Daniel, 25, met Bertrand in 2007 the moment he arrived at his first all-important Miss Texas “spring meeting” — the weekend planning conference that’s held several months before the annual state face-off.

Spotting a few empty chairs next to Bertrand and his group, Daniel and Miss Dallas sat down with them.

“Hunter was so organized, but we could tell he was nervous,” says Bertrand. The more experienced group decided to help Daniel and Miss Dallas, and they all became fast friends.

“I call Chris my brother,” says Daniel. “And I tell the titleholder she’s my adopted sister for the year.”

Last year, Daniel and Bertrand co-directed pageants in both Dallas and Grapevine, where Bertrand is a director of catering.

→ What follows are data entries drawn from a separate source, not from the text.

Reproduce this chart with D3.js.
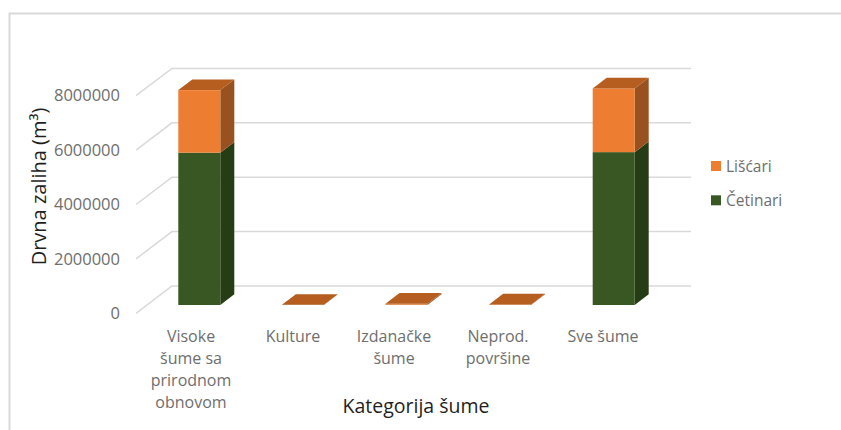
<!DOCTYPE html>
<html>
<head>
<meta charset="utf-8">
<script src="https://cdn.jsdelivr.net/npm/d3@7"></script>
<style>
  html, body { margin: 0; padding: 0; background: #fff; }
  text { font-family: "Open Sans", "Noto Sans", sans-serif; }
</style>
</head>
<body>
<div id="chart"></div>
<script>
const categories = ["Visoke šume sa prirodnom obnovom", "Kulture", "Izdanačke šume", "Neprod. površine", "Sve šume"];
const categoryLines = [["Visoke", "šume sa", "prirodnom", "obnovom"], ["Kulture"], ["Izdanačke", "šume"], ["Neprod.", "površine"], ["Sve šume"]];
const cetinari = [5600000, 5000, 10000, 2000, 5620000];
const liscari = [2300000, 1000, 40000, 18000, 2340000];
const yTicks = [0, 2000000, 4000000, 6000000, 8000000];
const seriesNames = ["Četinari", "Lišćari"];

const width = 841, height = 430;

const rows = categories.map((c, i) => ({ category: c, "Četinari": cetinari[i], "Lišćari": liscari[i] }));
const stacked = d3.stack().keys(seriesNames)(rows);

const front = { "Četinari": "#385723", "Lišćari": "#ED7D31" };
const side = { "Četinari": "#263C14", "Lišćari": "#9A5120" };
const top_face = { "Četinari": "#2F4A1D", "Lišćari": "#B55E20" };

const svg = d3.select("#chart").append("svg")
  .attr("width", width)
  .attr("height", height)
  .style("display", "block");

// frame (only top and left show in the picture)
svg.append("path")
  .attr("d", "M9.5,430V13.5H841")
  .attr("fill", "none")
  .attr("stroke", "#d9d9d9")
  .attr("stroke-width", 2);

const x = d3.scaleBand().domain(categories).range([178.3, 634.7]).paddingInner(0.5946).paddingOuter(0);
const y = d3.scaleLinear().domain([0, 8000000]).range([305, 87.4]);

// 3d offsets
const depthX = 14, depthY = 10.7;

// back wall gridlines + floor diagonals
const grid = svg.append("g").attr("fill", "none").attr("stroke", "#d9d9d9").attr("stroke-width", 1.5);
grid.selectAll("path")
  .data(yTicks)
  .join("path")
  .attr("d", d => `M136,${y(d) + 8.3}L172,${y(d) - 19}H691`);

// y axis labels sit at the front end of the diagonals
const yAxis = svg.append("g")
  .attr("transform", "translate(120,8.3)")
  .call(d3.axisLeft(y).tickValues(yTicks).tickFormat(d3.format("d")).tickSize(0).tickPadding(0));
yAxis.select(".domain").remove();
yAxis.selectAll("text").attr("fill", "#6e6e6e").style("font-size", "16.5px");

// bars
const bars = svg.append("g");
stacked.forEach(s => {
  const g = bars.append("g");
  // side
  g.selectAll(".side")
    .data(s)
    .join("path")
    .attr("fill", side[s.key])
    .attr("d", d => {
      const r = x(d.data.category) + x.bandwidth();
      return `M${r},${y(d[0])}L${r + depthX},${y(d[0]) - depthY}V${y(d[1]) - depthY}L${r},${y(d[1])}Z`;
    });
  // front
  g.selectAll(".front")
    .data(s)
    .join("rect")
    .attr("fill", front[s.key])
    .attr("x", d => x(d.data.category))
    .attr("y", d => y(d[1]))
    .attr("width", x.bandwidth())
    .attr("height", d => y(d[0]) - y(d[1]));
});

// top face only for the upper series
bars.append("g").selectAll("path")
  .data(stacked[1])
  .join("path")
  .attr("fill", top_face["Lišćari"])
  .attr("d", d => {
    const l = x(d.data.category), t = y(d[1]);
    return `M${l},${t}L${l + depthX},${t - depthY}H${l + x.bandwidth() + depthX}L${l + x.bandwidth()},${t}Z`;
  });

// category labels, nudged a little where the perspective moved them
const labelX = d3.scalePoint().domain(categories).range([191, 603]);
const labelNudge = [0, -1, -3, -2, 0];
const labels = svg.append("g").attr("text-anchor", "middle").attr("fill", "#6e6e6e").style("font-size", "16px");
labels.selectAll("text")
  .data(categories)
  .join("text")
  .attr("transform", (d, i) => `translate(${labelX(d) + labelNudge[i]},342)`)
  .each(function(d, i) {
    d3.select(this).selectAll("tspan")
      .data(categoryLines[i])
      .join("tspan")
      .attr("x", 0)
      .attr("y", (t, j) => j * 22)
      .text(t => t);
  });

// axis titles
svg.append("text")
  .attr("x", 416)
  .attr("y", 413)
  .attr("text-anchor", "middle")
  .attr("fill", "#1f1f1f")
  .style("font-size", "19.5px")
  .text("Kategorija šume");

svg.append("text")
  .attr("transform", "translate(46,186.5) rotate(-90)")
  .attr("text-anchor", "middle")
  .attr("fill", "#1f1f1f")
  .style("font-size", "20px")
  .text("Drvna zaliha (m³)");

// legend
const legend = svg.append("g").selectAll("g")
  .data(["Lišćari", "Četinari"])
  .join("g")
  .attr("transform", (d, i) => `translate(711,${161 + i * 34.3})`);

legend.append("rect")
  .attr("width", 10)
  .attr("height", 10)
  .attr("fill", d => front[d]);

legend.append("text")
  .attr("x", 15)
  .attr("y", 10.5)
  .attr("fill", "#6e6e6e")
  .style("font-size", "15.5px")
  .text(d => d);
</script>
</body>
</html>
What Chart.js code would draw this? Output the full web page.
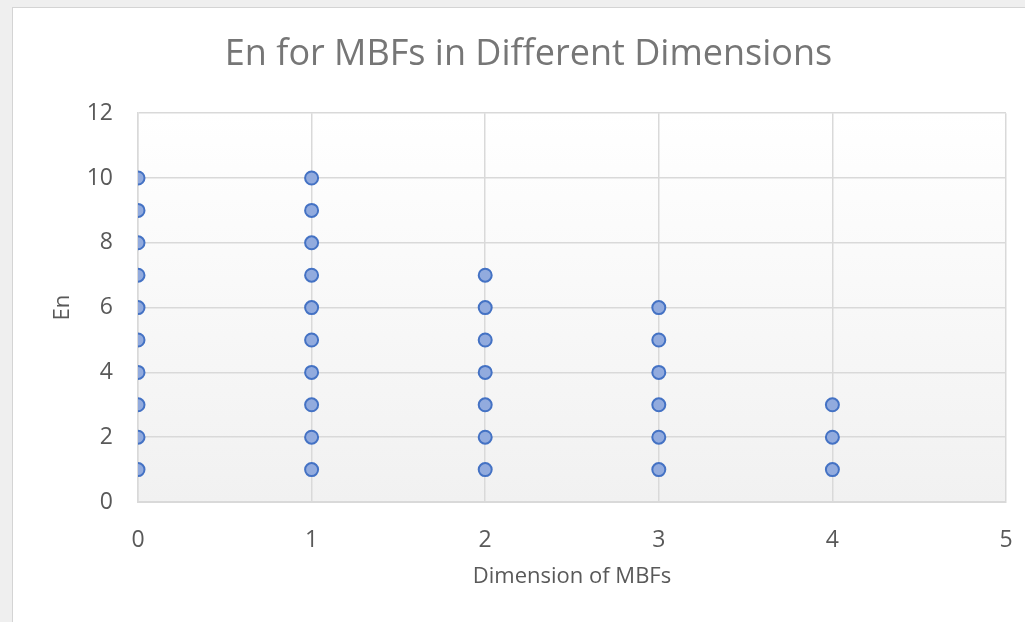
<!DOCTYPE html>
<html>
<head>
<meta charset="utf-8">
<script src="https://cdn.jsdelivr.net/npm/chart.js@4.4.1/dist/chart.umd.min.js"></script>
<style>
  html, body { margin: 0; padding: 0; background: #efefef; }
  body { width: 1025px; height: 622px; position: relative; overflow: hidden; }
  #card { position: absolute; left: 12px; top: 7px; width: 1100px; height: 700px;
          background: #ffffff; border: 1px solid #d4d4d4; box-sizing: border-box; }
  #wrap { position: absolute; left: 0; top: 0; width: 1025px; height: 622px; }
</style>
</head>
<body>
<div id="card"></div>
<div id="wrap"><canvas id="chart" width="1025" height="622"></canvas></div>
<script>
// MBF dimension (x) and En value (y) for every point
const dimension = [
  0, 0, 0, 0, 0, 0, 0, 0, 0, 0,
  1, 1, 1, 1, 1, 1, 1, 1, 1, 1,
  2, 2, 2, 2, 2, 2, 2,
  3, 3, 3, 3, 3, 3,
  4, 4, 4
];
const enValues = [
  1, 2, 3, 4, 5, 6, 7, 8, 9, 10,
  1, 2, 3, 4, 5, 6, 7, 8, 9, 10,
  1, 2, 3, 4, 5, 6, 7,
  1, 2, 3, 4, 5, 6,
  1, 2, 3
];
const xTicks = [0, 1, 2, 3, 4, 5];
const yTicks = [0, 2, 4, 6, 8, 10, 12];

const chartTitle = 'En for MBFs in Different Dimensions';
const xTitle = 'Dimension of MBFs';
const yTitle = 'En';

const points = dimension.map((d, i) => ({ x: d, y: enValues[i] }));

const FONT = "'Open Sans', 'Noto Sans', sans-serif";

// soft vertical gradient behind the plot area
const plotBackground = {
  id: 'plotBackground',
  beforeDraw(chart) {
    const { ctx, chartArea: a } = chart;
    const g = ctx.createLinearGradient(0, a.top, 0, a.bottom);
    g.addColorStop(0, '#ffffff');
    g.addColorStop(1, '#f1f1f1');
    ctx.save();
    ctx.fillStyle = g;
    ctx.fillRect(a.left, a.top, a.right - a.left, a.bottom - a.top);
    ctx.restore();
  }
};

new Chart(document.getElementById('chart'), {
  type: 'scatter',
  data: {
    datasets: [{
      data: points,
      backgroundColor: '#92abde',
      borderColor: '#4472c4',
      borderWidth: 2,
      pointRadius: 6.5,
      pointHoverRadius: 6.5
    }]
  },
  options: {
    responsive: false,
    animation: false,
    layout: { padding: { left: 51, right: 19, top: 0, bottom: 20 } },
    plugins: {
      legend: { display: false },
      tooltip: { enabled: false },
      title: {
        display: true,
        text: chartTitle,
        color: '#767676',
        font: { family: FONT, size: 36, weight: 'normal' },
        padding: { top: 33, bottom: 37 }
      }
    },
    scales: {
      x: {
        type: 'linear',
        min: 0, max: 5,
        afterBuildTicks(scale) { scale.ticks = xTicks.map(v => ({ value: v })); },
        afterFit(scale) {
          scale.height = 100;
          scale.paddingLeft = 0;
          scale.paddingRight = 0;
        },
        grid: { color: '#d9d9d9', lineWidth: 1.5, drawTicks: false },
        border: { color: '#d9d9d9', width: 2 },
        ticks: { color: '#595959', font: { family: FONT, size: 23 }, padding: 25 },
        title: {
          display: true, text: xTitle, color: '#595959',
          font: { family: FONT, size: 22 }, padding: { top: 0, bottom: 12 }
        }
      },
      y: {
        type: 'linear',
        min: 0, max: 12,
        afterBuildTicks(scale) { scale.ticks = yTicks.map(v => ({ value: v })); },
        afterFit(scale) { scale.width = 87; },
        grid: { color: '#d9d9d9', lineWidth: 1.5, drawTicks: false },
        border: { color: '#d9d9d9', width: 1.5 },
        ticks: { color: '#595959', font: { family: FONT, size: 23 }, padding: 25 },
        title: {
          display: true, text: yTitle, color: '#595959',
          font: { family: FONT, size: 22 }, padding: { top: -1, bottom: 0 }
        }
      }
    }
  },
  plugins: [plotBackground]
});
</script>
</body>
</html>
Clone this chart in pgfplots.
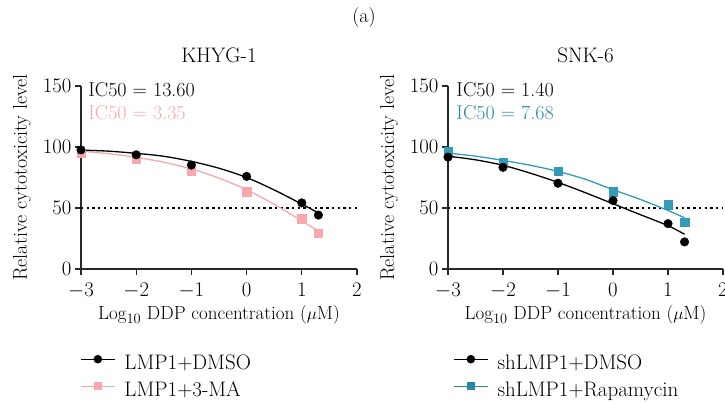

Burrow decided to enter Miss Dallas after being cast as a tap dancer in last year’s Miss Texas pageant. “I got to see the pageant from behind the scenes, and I thought, ‘Maybe I could do that,’” she says.

Last November, Burrow won the Miss Dallas title in a lavish two-day competition at Radisson Hotel and Suites Dallas Love Field, which employs Daniel as a marketing sales specialist.

“I was ecstatic because I knew that [Daniel and Bertrand] knew exactly what they were doing,” she says.

A few weeks ago, Burrow moved into her co-directors’ apartment in Uptown, so that the trio could spend more time focusing on getting ready for the pageant. “The titleholder gets my room,” says Daniel, “and I make up a pallet on the couch, which I hardly use because I’m staying up until two at night gluing stones on outfits, then getting up at six in the morning to go to work.”

Despite what Carrie Prejean might think, it’s not strange for a beauty queen to work and play with gay men. This week, they all attended Wicked together (Burrow was enchanted by the song “Popular;” she’s also a fan of Uptown Players) and she’s just been fitted for her final night gown, which the men helped select.

When the competition begins, “preparation is done,” says Bertrand. “We should be through coaching, every earring will be in place. We’ll have all that lined out for her.”

“Our goal is for her to be the best Ali Burrow she can be, and 100 percent confident and mentally prepared,” says Daniel.

And if all goes well, that could mean yet another crown. And that’s something any queen can appreciate.

This article appeared in the Dallas Voice print edition June 25, 2010.